Results : Quantitative PCR using a custom retinal array validated that the CRX-GFP organoids contained the various progenitors and mature cell types critical to in vivo photoreceptor development and integration with the host. In culture, the retina organoids spontaneously generate various retinal progenitors and sub-populations as determined by qPCR and histology. Flow cytometry of dissociated retinal organoids demonstrates an upregulation of GFP, indicative of CRX expression, with time in culture. OCT scans monitored the growth and maturation of the transplanted sheets. Photoreceptor rosettes within the transplant were positive for the human markers SC121 and Ku80, as well as photoreceptor markers recoverin and rhodopsin.

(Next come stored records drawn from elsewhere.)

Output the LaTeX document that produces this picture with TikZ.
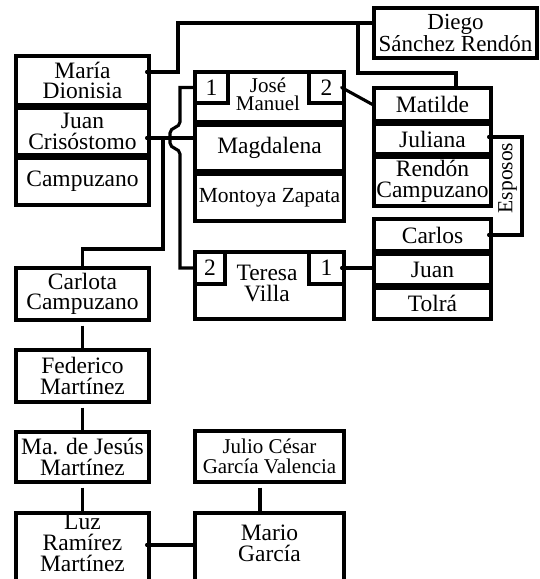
\documentclass[tikz,border=0pt]{standalone}
\usepackage{fontspec}
\setmainfont{Liberation Serif}
\begin{document}
\begin{tikzpicture}[x=1pt,y=-1pt,
  box/.style={draw, line width=3.1pt, inner sep=0pt, align=center,
    font=\fontsize{23.5}{20.5}\selectfont},
  boxtext/.style={inner sep=0pt, align=center, font=\fontsize{23.5}{21}\selectfont},
  link/.style={line width=3.1pt},
  nub/.style={line cap=round},
  small/.style={font=\fontsize{21}{18}\selectfont},
  smaller/.style={font=\fontsize{21}{20}\selectfont},
]
\clip (0,0) rectangle (539,579);

% left stack
\node[box, minimum width=133, minimum height=49] (maria) at (82.5,80.5) {María\\Dionisia};
\node[box, minimum width=133, minimum height=47] (juanc) at (82.5,131.5) {Juan\\Crisóstomo};
\node[box, minimum width=133, minimum height=47] (campuzano) at (82.5,181.5) {Campuzano};

% top right
\node[box, font=\fontsize{23}{20.5}\selectfont, minimum width=163, minimum height=50] (diego) at (455.5,33) {Diego\\Sánchez Rendón};

% right stacks
\node[box, minimum width=117, minimum height=33] (matilde) at (432.5,104.5) {Matilde};
\node[box, minimum width=117, minimum height=30] (juliana) at (432.5,139) {Juliana};
\node[box, minimum width=117, minimum height=49] (rendon) at (432.5,181.5) {Rendón\\Campuzano};
\node[box, minimum width=117, minimum height=32] (carlos) at (432.5,235) {Carlos};
\node[box, minimum width=117, minimum height=31] (juant) at (432.5,269.5) {Juan};
\node[box, minimum width=117, minimum height=31] (tolra) at (432.5,303.5) {Tolrá};

% middle stack
\node[box, minimum width=149, minimum height=50] (jose) at (269.5,97) {};
\node[boxtext, small] (josetext) at (268,94) {José\\Manuel};
\node[box, minimum width=149, minimum height=46] (magdalena) at (269.5,148) {Magdalena};
\node[box, font=\fontsize{21.5}{20}\selectfont, minimum width=149, minimum height=47] (montoya) at (269.5,197.5) {Montoya Zapata};
\node[box, minimum width=33, minimum height=31] (jnum1) at (211.5,87.5) {1};
\node[box, minimum width=35, minimum height=31] (jnum2) at (326.5,87.5) {2};

% Teresa
\node[box, minimum width=149, minimum height=67] (teresa) at (269.5,285.5) {};
\node[boxtext] (teresatext) at (267,283) {Teresa\\Villa};
\node[box, minimum width=30, minimum height=32] (tnum2) at (210,268) {2};
\node[box, minimum width=35, minimum height=32] (tnum1) at (326.5,268) {1};

% descendants
\node[box, minimum width=133, minimum height=52] (carlota) at (82.5,294) {Carlota\\Campuzano};
\node[box, minimum width=133, minimum height=52] (federico) at (82.5,376) {Federico\\Martínez};
\node[box, minimum width=133, minimum height=50] (majesus) at (82.5,457) {Ma. de Jesús\\Martínez};
\node[box, minimum width=133, minimum height=69] (luz) at (82.5,547.5) {};
\node[boxtext] (luztext) at (82.5,543) {Luz\\Ramírez\\Martínez};
\node[box, smaller, minimum width=149, minimum height=51] (julio) at (269.5,456.5) {Julio César\\García Valencia};
\node[box, minimum width=149, minimum height=69] (mario) at (269.5,547.5) {};
\node[boxtext] (mariotext) at (269.5,543) {Mario\\García};

% spouses label
\node[font=\fontsize{21.5}{20}\selectfont, rotate=90] (esposos) at (507.5,178) {Esposos};

% connectors
\coordinate (split) at (358,23);
\coordinate (drop) at (163,138);
\draw[link, nub] ([xshift=-4,yshift=8.5]maria.east) -- (178,72) |- ([yshift=10]diego.west);
\draw[link] (split) |- (456,73) -- ([xshift=23.5]matilde.north);
\draw[link, nub] ([xshift=-4]jnum2.east) -- (matilde.west);
\draw[link, nub] ([xshift=-4,yshift=2]juliana.east) -- (522,137) |- ([xshift=-4]carlos.east);
\draw[link] (jnum1.west) -| (180,122)
  .. controls (180,128) and (170,127) .. (170,133) -- (170,143)
  .. controls (170,149) and (180,148) .. (180,154) |- (tnum2.west);
\draw[link, nub] ([xshift=-4]juanc.east |- 0,138) -- (magdalena.west |- 0,138);
\draw[link] (drop) |- (carlota.north |- 0,249) -- (carlota.north);
\draw[link, nub] ([xshift=-4]tnum1.east) -- (juant.west |- tnum1.east);
\draw[link, shorten <=4pt] (carlota.south) -- (federico.north);
\draw[link, shorten <=4pt] (federico.south) -- (majesus.north);
\draw[link, shorten <=4pt] (majesus.south) -- (luz.north);
\draw[link, shorten <=4pt] ([xshift=-9.5]julio.south) -- ([xshift=-9.5]mario.north);
\draw[link, nub] ([xshift=-4]luz.east |- 0,545) -- (mario.west |- 0,545);
\end{tikzpicture}
\end{document}
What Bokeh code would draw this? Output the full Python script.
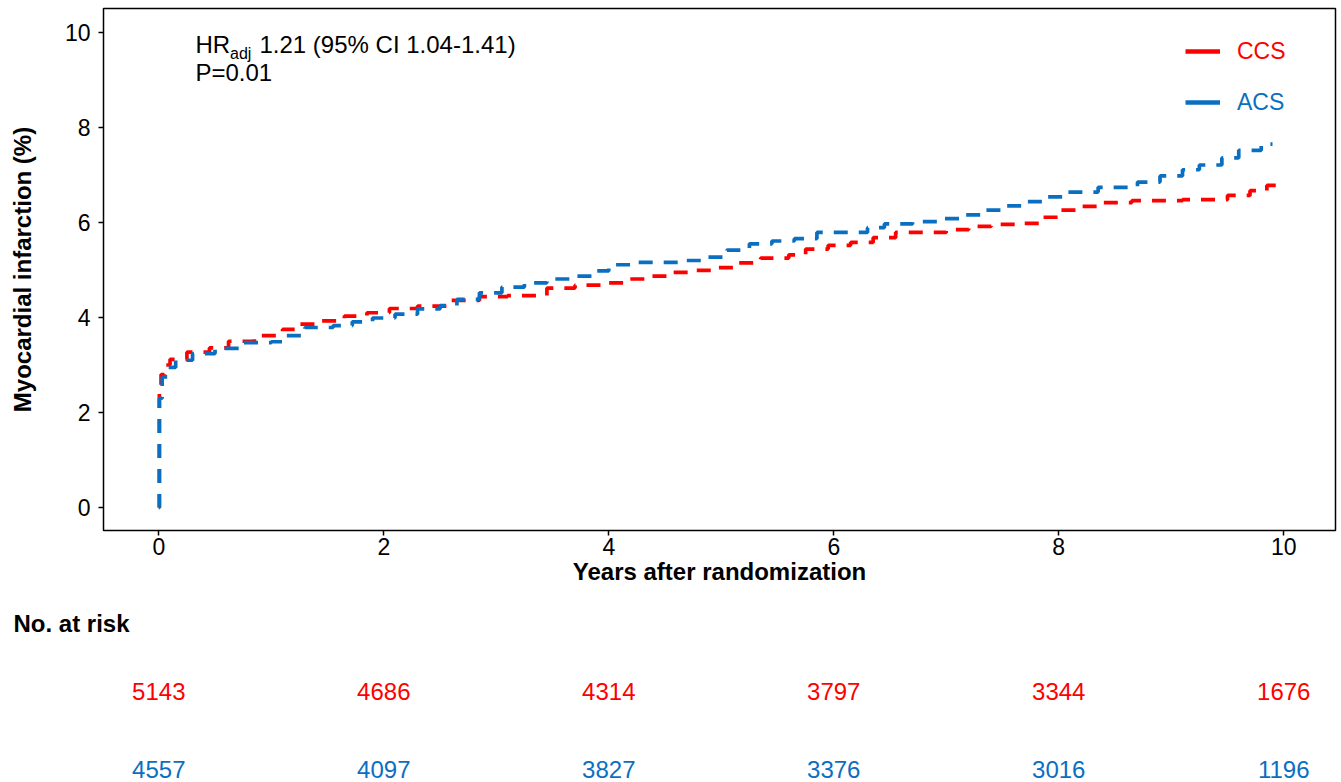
from bokeh.plotting import figure
from bokeh.models import Range1d, FixedTicker, Label, Legend, LegendItem, ColumnDataSource, Title
from bokeh.layouts import column
from bokeh.core.properties import value
from bokeh.embed import file_html
from bokeh.resources import INLINE

# ---------------- data ----------------
ccs_t = [0, 0.005, 0.02, 0.05, 0.1, 0.25, 0.45, 0.62, 0.85, 1.1, 1.25, 1.45, 1.65, 1.85, 2.05, 2.3,
         2.6, 2.85, 3.1, 3.45, 3.7, 3.95, 4.15, 4.35, 4.55, 4.75, 4.95, 5.15, 5.35, 5.6, 5.75, 5.95,
         6.15, 6.35, 6.55, 7.0, 7.2, 7.4, 7.65, 7.85, 8.0, 8.2, 8.4, 8.65, 9.1, 9.5, 9.7, 9.85, 9.99]
ccs_v = [0, 2.5, 2.8, 3.0, 3.12, 3.27, 3.36, 3.5, 3.62, 3.75, 3.86, 3.93, 4.03, 4.1, 4.19, 4.24,
         4.36, 4.44, 4.46, 4.62, 4.68, 4.73, 4.81, 4.87, 4.95, 4.99, 5.05, 5.15, 5.25, 5.32, 5.44, 5.52,
         5.58, 5.68, 5.79, 5.85, 5.92, 5.96, 5.98, 6.11, 6.26, 6.34, 6.42, 6.46, 6.48, 6.57, 6.67, 6.78, 6.78]

acs_t = [0, 0.005, 0.03, 0.08, 0.15, 0.3, 0.5, 0.75, 1.0, 1.1, 1.3, 1.55, 1.72, 1.9, 2.1, 2.3, 2.5,
         2.65, 2.85, 3.05, 3.25, 3.45, 3.65, 3.85, 4.0, 4.25, 4.65, 4.85, 5.05, 5.25, 5.45, 5.65, 5.85,
         6.3, 6.45, 6.7, 6.95, 7.15, 7.35, 7.5, 7.7, 7.9, 8.05, 8.35, 8.7, 8.9, 9.1, 9.25, 9.45, 9.6, 9.8, 9.9]
acs_v = [0, 2.3, 2.75, 2.95, 3.1, 3.24, 3.35, 3.47, 3.49, 3.62, 3.79, 3.83, 3.91, 3.99, 4.07, 4.18, 4.25,
         4.38, 4.52, 4.64, 4.73, 4.81, 4.87, 4.98, 5.11, 5.16, 5.2, 5.27, 5.42, 5.55, 5.61, 5.66, 5.79,
         5.89, 5.97, 6.02, 6.08, 6.16, 6.26, 6.35, 6.44, 6.54, 6.64, 6.74, 6.85, 6.98, 7.11, 7.21, 7.36, 7.52, 7.65, 7.65]

x_ticks = [0, 2, 4, 6, 8, 10]
y_ticks = [0, 2, 4, 6, 8, 10]

risk_years = [0, 2, 4, 6, 8, 10]
ccs_risk = [5143, 4686, 4314, 3797, 3344, 1676]
acs_risk = [4557, 4097, 3827, 3376, 3016, 1196]

series_names = ["CCS", "ACS"]

RED = "#FF0000"
BLUE = "#0B6FC1"
FONT = "Liberation Sans"
NAN = float("nan")

# ---------------- main plot ----------------
xr = Range1d(-0.4916, 10.46)
p = figure(width=1341, height=600, output_backend="svg", toolbar_location=None,
           x_range=xr, y_range=Range1d(-0.484, 10.505),
           min_border_left=103, min_border_right=6, min_border_top=8, min_border_bottom=70)
p.grid.visible = False
p.outline_line_color = "black"
p.outline_line_width = 1.5
p.background_fill_color = "white"

for ax in (p.xaxis, p.yaxis):
    ax.axis_line_color = None
    ax.major_tick_line_color = "black"
    ax.major_tick_line_width = 1.5
    ax.major_tick_out = 5
    ax.major_tick_in = 0
    ax.minor_tick_line_color = None
    ax.major_label_text_font = FONT
    ax.major_label_text_font_size = "23px"
    ax.major_label_text_color = "black"
    ax.axis_label_text_font = FONT
    ax.axis_label_text_font_size = "24px"
    ax.axis_label_text_font_style = "bold"
    ax.axis_label_text_color = "black"

p.xaxis.ticker = FixedTicker(ticks=x_ticks)
p.yaxis.ticker = FixedTicker(ticks=y_ticks)
p.xaxis.axis_label = "Years after randomization"
p.yaxis.axis_label = "Myocardial infarction (%)"
p.xaxis.major_label_standoff = 2
p.xaxis.axis_label_standoff = 0
p.yaxis.major_label_standoff = 8
p.yaxis.axis_label_standoff = 26

src_ccs = ColumnDataSource(dict(t=ccs_t, v=ccs_v))
src_acs = ColumnDataSource(dict(t=acs_t, v=acs_v))
p.step("t", "v", source=src_ccs, mode="after", line_color=RED, line_width=3.7, line_dash="14 11")
p.step("t", "v", source=src_acs, mode="after", line_color=BLUE, line_width=3.7, line_dash="14 11")

# legend key renderers (solid, no visible data)
key_ccs = p.line(x=[NAN, NAN], y=[NAN, NAN], line_color=RED, line_width=4.5)
key_acs = p.line(x=[NAN, NAN], y=[NAN, NAN], line_color=BLUE, line_width=4.5)

for name, rend, col, loc in ((series_names[0], key_ccs, RED, (1082, 464)),
                             (series_names[1], key_acs, BLUE, (1082, 413))):
    lg = Legend(items=[LegendItem(label=name, renderers=[rend])], location=loc,
                label_text_color=col, label_text_font=FONT, label_text_font_size="23px",
                glyph_width=35, glyph_height=30, label_standoff=17, padding=0, margin=0,
                border_line_color=None, background_fill_alpha=0)
    p.add_layout(lg, "center")

# annotation text
p.add_layout(Label(x=0.326, y=9.737, text="HR", text_baseline="middle",
                   text_font=FONT, text_font_size="24px", text_color="black"))
p.add_layout(Label(x=0.633, y=9.562, text="adj", text_baseline="middle",
                   text_font=FONT, text_font_size="16px", text_color="black"))
p.add_layout(Label(x=0.895, y=9.737, text="1.21 (95% CI 1.04-1.41)", text_baseline="middle",
                   text_font=FONT, text_font_size="24px", text_color="black"))
p.add_layout(Label(x=0.326, y=9.158, text="P=0.01", text_baseline="middle",
                   text_font=FONT, text_font_size="24px", text_color="black"))

# ---------------- risk table ----------------
t = figure(width=1341, height=182, output_backend="svg", toolbar_location=None,
           x_range=xr, y_range=Range1d(-0.1667, 1.641),
           x_axis_type=None, y_axis_type=None,
           min_border_left=103, min_border_right=6, min_border_top=41, min_border_bottom=0)
t.grid.visible = False
t.outline_line_color = None
t.title = Title(text="No. at risk", align="left", offset=-90, standoff=10,
                text_font=FONT, text_font_size="24px", text_font_style="bold",
                text_color="black")

t.text(x=risk_years, y=[1] * len(risk_years), text=[str(n) for n in ccs_risk],
       text_align="center", text_baseline="middle", text_font=value(FONT),
       text_font_size="24px", text_color=RED)
t.text(x=risk_years, y=[0] * len(risk_years), text=[str(n) for n in acs_risk],
       text_align="center", text_baseline="middle", text_font=value(FONT),
       text_font_size="24px", text_color=BLUE)

layout = column(p, t)
open("out.html", "w").write(file_html(layout, INLINE))
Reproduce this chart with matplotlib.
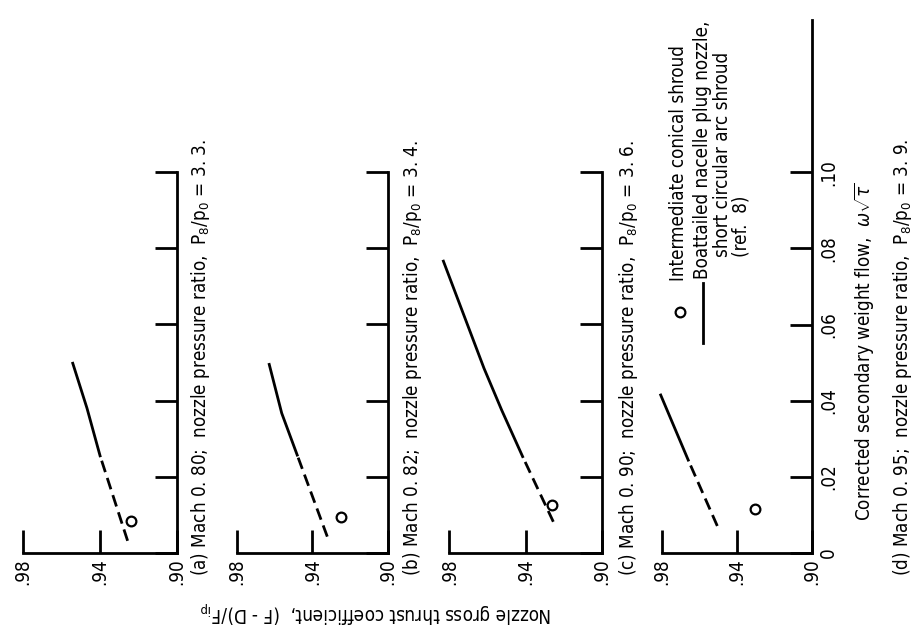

Conclusions : Our data shows that a CRX-GFP hESC cell line can generate retinal tissue through feeder-free 3D organoid culture. The resulting retinal organoids can be further processed into transplantable sheets. The CRX-GFP hESC cell line is capable of generating new photoreceptors within the RCS RD retina and provides an excellent opportunity for optimizing future retinal sheet transplantations.

This is an abstract that was submitted for the 2018 ARVO Annual Meeting, held in Honolulu, Hawaii, April 29 - May 3, 2018.